#### [Material]
★ ★ ★ ★ ★ ★ ★

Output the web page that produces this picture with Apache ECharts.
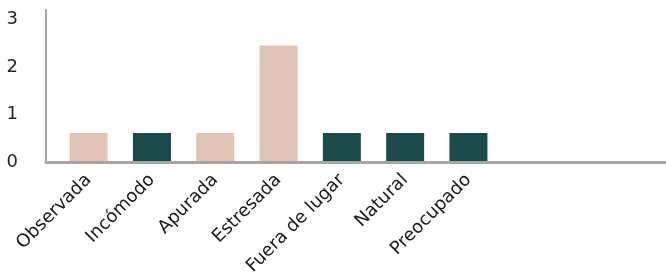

★ ★ ★ ★ ★ ★ ★

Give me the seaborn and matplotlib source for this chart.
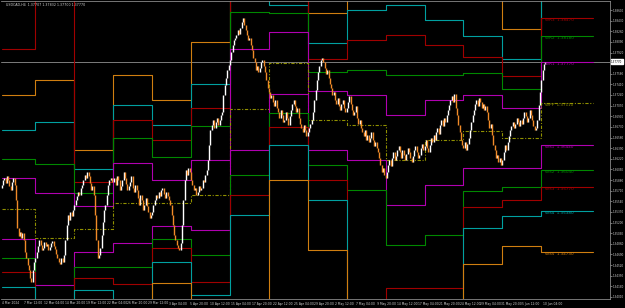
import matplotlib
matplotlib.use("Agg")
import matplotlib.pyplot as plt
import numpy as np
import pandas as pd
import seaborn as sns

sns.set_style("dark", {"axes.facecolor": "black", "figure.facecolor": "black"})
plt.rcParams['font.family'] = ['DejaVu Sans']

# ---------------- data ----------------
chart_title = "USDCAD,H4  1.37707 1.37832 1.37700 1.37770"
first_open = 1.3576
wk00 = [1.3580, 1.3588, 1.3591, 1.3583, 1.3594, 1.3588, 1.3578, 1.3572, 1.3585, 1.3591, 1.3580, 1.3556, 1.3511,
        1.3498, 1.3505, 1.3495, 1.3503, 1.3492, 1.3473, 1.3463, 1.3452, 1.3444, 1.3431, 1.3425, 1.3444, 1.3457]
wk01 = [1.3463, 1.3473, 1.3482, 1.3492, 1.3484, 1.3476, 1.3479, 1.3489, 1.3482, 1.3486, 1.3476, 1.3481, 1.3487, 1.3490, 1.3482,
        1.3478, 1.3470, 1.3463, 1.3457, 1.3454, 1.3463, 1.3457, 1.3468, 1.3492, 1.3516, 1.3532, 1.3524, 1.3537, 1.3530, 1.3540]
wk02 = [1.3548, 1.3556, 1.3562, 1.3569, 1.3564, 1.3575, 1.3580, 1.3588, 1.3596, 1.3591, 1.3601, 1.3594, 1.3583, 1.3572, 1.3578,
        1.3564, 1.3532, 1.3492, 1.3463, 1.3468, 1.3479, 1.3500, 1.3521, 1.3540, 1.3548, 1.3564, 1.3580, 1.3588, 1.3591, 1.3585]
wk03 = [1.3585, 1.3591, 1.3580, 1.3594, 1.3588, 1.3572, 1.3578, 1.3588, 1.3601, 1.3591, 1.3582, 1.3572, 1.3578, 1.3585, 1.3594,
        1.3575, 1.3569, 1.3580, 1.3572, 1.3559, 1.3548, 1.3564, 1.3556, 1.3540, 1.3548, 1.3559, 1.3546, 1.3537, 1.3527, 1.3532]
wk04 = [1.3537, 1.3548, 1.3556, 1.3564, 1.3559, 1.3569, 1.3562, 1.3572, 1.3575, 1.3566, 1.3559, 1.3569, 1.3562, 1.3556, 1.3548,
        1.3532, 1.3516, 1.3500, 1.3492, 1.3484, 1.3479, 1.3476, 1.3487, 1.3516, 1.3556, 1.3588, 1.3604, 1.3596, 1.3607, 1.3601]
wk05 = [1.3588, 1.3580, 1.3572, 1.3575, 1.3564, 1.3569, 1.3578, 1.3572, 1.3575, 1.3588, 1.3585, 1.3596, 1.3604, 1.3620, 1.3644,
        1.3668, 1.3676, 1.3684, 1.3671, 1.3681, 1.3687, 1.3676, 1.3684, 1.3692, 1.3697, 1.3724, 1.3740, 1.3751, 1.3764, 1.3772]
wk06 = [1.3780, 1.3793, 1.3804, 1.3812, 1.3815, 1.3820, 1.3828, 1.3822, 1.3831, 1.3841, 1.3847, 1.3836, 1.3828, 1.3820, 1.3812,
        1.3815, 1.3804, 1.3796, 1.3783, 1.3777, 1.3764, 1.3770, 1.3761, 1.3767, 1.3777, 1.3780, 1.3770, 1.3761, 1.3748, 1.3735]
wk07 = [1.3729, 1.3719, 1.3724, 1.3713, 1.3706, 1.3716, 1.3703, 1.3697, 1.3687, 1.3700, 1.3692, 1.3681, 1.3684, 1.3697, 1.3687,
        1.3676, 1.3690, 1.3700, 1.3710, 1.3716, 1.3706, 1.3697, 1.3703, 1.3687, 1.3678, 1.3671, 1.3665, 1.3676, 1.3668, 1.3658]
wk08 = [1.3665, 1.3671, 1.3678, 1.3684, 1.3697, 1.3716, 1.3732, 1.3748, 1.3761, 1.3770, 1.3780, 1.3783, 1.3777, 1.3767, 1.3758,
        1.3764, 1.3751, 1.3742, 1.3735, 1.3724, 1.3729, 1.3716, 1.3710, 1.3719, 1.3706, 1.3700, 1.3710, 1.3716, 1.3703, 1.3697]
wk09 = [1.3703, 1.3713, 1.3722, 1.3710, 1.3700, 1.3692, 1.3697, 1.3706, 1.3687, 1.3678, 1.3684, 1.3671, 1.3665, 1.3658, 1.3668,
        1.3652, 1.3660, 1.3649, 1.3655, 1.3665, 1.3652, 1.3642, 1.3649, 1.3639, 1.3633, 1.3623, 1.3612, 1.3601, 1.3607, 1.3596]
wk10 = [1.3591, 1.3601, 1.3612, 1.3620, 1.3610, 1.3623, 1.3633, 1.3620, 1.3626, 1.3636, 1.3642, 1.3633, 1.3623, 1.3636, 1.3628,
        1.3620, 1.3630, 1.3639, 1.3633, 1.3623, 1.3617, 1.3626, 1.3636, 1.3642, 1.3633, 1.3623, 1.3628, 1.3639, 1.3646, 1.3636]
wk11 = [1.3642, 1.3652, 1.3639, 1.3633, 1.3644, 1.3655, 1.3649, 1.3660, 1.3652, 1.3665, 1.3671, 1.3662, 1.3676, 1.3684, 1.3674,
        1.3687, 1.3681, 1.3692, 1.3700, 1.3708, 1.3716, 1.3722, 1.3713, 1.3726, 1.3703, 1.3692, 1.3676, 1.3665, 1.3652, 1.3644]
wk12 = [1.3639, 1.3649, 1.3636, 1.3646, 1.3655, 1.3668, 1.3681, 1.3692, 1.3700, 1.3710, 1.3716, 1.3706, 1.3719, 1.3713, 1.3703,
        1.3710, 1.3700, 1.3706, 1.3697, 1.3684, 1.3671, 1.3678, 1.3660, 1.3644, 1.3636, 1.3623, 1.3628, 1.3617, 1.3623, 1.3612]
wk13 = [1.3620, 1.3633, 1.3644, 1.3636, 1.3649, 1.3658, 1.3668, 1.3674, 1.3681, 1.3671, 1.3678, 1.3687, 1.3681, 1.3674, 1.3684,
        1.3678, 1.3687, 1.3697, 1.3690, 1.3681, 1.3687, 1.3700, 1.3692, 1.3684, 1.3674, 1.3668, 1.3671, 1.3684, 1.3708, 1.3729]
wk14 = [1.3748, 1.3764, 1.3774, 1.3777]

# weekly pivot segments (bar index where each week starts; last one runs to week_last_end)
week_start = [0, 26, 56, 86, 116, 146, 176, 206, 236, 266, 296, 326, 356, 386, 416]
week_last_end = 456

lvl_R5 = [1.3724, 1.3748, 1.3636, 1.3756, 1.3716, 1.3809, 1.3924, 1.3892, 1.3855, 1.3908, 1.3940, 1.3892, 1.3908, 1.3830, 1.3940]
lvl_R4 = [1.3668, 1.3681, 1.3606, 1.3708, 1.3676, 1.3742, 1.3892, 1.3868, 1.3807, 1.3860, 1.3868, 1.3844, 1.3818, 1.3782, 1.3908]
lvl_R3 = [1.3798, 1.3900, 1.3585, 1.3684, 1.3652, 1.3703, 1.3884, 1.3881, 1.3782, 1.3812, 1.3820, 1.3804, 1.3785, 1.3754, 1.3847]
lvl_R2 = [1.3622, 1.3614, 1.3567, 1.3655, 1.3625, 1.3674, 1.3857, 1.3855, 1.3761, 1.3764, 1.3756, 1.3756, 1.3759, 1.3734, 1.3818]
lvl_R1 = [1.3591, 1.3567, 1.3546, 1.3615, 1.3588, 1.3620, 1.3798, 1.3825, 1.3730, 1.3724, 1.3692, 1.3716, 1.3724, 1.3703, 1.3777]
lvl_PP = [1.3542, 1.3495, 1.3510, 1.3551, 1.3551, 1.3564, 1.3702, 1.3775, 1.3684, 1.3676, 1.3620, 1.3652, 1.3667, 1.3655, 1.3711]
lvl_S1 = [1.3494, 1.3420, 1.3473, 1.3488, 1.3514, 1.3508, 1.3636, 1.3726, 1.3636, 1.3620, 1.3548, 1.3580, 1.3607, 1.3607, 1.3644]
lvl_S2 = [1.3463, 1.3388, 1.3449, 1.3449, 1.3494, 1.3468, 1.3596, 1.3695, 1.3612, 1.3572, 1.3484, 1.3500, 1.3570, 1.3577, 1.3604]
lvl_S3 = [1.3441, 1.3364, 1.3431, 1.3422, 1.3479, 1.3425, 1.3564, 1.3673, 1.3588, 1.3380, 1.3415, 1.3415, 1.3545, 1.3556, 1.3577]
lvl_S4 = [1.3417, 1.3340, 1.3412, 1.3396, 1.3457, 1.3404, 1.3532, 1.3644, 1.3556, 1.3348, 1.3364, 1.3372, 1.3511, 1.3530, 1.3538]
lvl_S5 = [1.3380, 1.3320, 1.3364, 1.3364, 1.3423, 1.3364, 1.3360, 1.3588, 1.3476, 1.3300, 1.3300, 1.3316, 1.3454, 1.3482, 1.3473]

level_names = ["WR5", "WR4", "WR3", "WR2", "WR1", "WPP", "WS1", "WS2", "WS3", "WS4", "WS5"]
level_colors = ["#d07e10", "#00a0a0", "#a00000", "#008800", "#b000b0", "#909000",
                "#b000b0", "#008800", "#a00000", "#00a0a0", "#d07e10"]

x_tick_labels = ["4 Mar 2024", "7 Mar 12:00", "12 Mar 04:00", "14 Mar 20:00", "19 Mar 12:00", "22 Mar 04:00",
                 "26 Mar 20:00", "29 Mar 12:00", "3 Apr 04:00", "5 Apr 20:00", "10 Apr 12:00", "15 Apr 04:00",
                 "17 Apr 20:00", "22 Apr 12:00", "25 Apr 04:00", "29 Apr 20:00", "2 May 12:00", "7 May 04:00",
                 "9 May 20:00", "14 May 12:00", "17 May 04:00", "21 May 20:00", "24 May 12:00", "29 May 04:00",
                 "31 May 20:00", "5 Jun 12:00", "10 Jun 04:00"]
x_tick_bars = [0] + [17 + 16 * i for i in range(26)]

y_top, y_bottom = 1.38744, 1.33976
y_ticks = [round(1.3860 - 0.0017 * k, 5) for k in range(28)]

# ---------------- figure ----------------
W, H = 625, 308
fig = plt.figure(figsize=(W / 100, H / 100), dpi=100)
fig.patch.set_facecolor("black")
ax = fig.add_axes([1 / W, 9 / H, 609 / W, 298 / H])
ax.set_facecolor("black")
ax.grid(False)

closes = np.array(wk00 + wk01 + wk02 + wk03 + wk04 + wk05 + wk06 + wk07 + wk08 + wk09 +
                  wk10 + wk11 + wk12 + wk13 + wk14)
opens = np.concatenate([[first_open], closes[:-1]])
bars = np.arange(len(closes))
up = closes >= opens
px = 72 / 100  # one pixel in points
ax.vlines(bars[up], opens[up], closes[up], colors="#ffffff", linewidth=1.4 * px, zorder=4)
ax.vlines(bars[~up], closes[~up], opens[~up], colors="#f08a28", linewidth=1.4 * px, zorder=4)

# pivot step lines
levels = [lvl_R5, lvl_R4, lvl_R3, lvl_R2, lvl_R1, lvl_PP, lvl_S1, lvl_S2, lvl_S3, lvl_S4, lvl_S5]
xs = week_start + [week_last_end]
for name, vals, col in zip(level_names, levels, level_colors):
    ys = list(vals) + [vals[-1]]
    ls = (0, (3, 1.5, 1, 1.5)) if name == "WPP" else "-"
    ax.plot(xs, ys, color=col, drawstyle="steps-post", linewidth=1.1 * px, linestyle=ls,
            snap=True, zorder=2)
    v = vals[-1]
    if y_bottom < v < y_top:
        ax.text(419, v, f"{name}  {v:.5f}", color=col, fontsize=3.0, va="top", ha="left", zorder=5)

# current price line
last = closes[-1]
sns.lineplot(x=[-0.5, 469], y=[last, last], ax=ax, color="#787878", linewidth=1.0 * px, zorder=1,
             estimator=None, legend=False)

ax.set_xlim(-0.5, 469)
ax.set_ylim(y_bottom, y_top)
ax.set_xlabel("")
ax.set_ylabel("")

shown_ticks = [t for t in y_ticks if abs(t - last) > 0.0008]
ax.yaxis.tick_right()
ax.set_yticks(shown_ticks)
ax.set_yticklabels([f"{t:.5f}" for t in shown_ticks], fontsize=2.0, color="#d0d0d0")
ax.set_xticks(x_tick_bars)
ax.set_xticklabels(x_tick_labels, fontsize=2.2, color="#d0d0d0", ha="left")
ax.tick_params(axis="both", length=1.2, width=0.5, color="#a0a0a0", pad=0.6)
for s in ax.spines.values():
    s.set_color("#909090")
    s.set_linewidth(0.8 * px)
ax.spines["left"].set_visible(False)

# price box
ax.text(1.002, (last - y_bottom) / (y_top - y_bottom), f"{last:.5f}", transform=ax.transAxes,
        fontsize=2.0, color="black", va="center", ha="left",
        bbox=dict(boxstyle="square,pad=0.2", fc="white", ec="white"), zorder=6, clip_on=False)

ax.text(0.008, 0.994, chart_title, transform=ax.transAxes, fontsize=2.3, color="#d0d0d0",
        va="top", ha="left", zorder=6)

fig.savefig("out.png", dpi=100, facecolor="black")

★ ★ ★ ★ ★ ★ ★

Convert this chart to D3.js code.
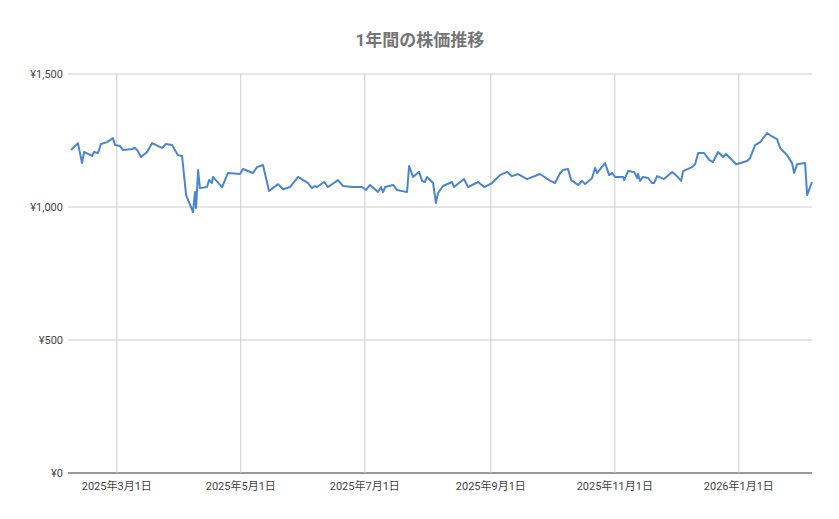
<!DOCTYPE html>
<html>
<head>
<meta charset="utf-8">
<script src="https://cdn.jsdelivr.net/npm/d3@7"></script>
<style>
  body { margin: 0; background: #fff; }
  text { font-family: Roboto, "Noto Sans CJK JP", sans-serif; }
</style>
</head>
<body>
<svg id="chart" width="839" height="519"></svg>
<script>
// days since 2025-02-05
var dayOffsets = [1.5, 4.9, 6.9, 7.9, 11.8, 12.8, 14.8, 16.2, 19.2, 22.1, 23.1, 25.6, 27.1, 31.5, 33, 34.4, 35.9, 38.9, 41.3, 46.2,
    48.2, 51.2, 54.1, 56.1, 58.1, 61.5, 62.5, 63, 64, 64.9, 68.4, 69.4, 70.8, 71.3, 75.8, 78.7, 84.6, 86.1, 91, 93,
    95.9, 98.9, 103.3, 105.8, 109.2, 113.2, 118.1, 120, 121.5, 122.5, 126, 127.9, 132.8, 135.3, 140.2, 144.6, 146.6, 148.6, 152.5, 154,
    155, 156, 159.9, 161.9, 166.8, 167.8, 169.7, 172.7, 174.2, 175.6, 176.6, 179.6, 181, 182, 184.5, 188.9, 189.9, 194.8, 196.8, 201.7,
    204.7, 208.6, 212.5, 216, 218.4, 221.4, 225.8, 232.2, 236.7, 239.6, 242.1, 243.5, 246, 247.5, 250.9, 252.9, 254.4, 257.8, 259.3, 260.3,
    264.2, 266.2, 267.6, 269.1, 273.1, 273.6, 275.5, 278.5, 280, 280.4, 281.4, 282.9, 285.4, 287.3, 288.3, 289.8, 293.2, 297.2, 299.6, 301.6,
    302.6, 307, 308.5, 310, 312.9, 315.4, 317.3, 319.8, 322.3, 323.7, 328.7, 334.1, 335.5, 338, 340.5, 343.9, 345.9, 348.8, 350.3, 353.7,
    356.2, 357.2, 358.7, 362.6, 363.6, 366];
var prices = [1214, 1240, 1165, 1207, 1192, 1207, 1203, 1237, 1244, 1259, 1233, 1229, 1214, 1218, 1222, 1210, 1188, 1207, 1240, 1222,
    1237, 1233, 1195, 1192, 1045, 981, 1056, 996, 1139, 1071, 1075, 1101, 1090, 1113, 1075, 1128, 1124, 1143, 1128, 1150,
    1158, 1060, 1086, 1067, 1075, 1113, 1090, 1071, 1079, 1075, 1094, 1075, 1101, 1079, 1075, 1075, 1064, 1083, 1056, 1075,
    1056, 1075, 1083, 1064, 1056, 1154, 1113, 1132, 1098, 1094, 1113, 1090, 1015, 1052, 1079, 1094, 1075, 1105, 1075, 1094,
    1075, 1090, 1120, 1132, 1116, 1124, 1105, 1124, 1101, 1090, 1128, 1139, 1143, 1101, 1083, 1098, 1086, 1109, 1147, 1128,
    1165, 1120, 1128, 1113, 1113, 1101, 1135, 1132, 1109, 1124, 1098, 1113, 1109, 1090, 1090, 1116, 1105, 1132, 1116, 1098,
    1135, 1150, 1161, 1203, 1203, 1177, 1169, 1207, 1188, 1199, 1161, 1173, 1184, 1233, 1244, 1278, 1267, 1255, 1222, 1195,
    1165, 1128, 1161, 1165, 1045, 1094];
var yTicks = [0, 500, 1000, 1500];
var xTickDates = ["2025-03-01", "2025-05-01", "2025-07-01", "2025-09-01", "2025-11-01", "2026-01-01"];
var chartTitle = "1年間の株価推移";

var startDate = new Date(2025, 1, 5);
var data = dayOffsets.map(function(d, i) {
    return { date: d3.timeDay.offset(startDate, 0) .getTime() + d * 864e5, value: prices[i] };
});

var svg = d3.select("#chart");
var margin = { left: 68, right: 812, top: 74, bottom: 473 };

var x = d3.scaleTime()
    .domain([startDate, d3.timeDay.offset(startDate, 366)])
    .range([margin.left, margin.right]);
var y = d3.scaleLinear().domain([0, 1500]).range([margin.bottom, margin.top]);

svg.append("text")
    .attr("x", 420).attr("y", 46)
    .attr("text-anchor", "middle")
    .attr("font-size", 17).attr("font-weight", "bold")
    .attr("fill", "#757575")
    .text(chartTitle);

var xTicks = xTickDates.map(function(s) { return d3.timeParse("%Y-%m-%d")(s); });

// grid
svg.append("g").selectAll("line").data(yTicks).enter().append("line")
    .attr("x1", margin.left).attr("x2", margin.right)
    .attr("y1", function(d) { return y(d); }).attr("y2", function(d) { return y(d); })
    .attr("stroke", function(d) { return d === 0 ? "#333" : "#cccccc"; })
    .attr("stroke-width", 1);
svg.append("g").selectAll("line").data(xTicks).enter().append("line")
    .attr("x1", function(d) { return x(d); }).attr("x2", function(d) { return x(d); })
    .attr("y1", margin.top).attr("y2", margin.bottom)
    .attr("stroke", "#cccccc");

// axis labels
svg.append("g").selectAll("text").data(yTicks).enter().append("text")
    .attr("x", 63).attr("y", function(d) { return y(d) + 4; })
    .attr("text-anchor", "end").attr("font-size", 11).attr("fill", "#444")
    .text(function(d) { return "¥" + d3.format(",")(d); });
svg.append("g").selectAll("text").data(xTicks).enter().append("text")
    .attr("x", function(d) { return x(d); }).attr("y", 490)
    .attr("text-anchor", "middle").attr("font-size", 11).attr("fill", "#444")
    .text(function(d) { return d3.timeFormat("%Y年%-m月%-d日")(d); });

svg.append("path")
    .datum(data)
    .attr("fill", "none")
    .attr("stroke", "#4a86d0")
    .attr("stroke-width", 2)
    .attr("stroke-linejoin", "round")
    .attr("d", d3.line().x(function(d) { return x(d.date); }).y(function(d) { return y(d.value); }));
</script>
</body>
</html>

★ ★ ★ ★ ★ ★ ★

#### [Directions]
Return, from the data, each line that has the word "this" in it.

#### [Task answer]
Output the web page that produces this picture with Apache ECharts.
Give me the seaborn and matplotlib source for this chart.
Convert this chart to D3.js code.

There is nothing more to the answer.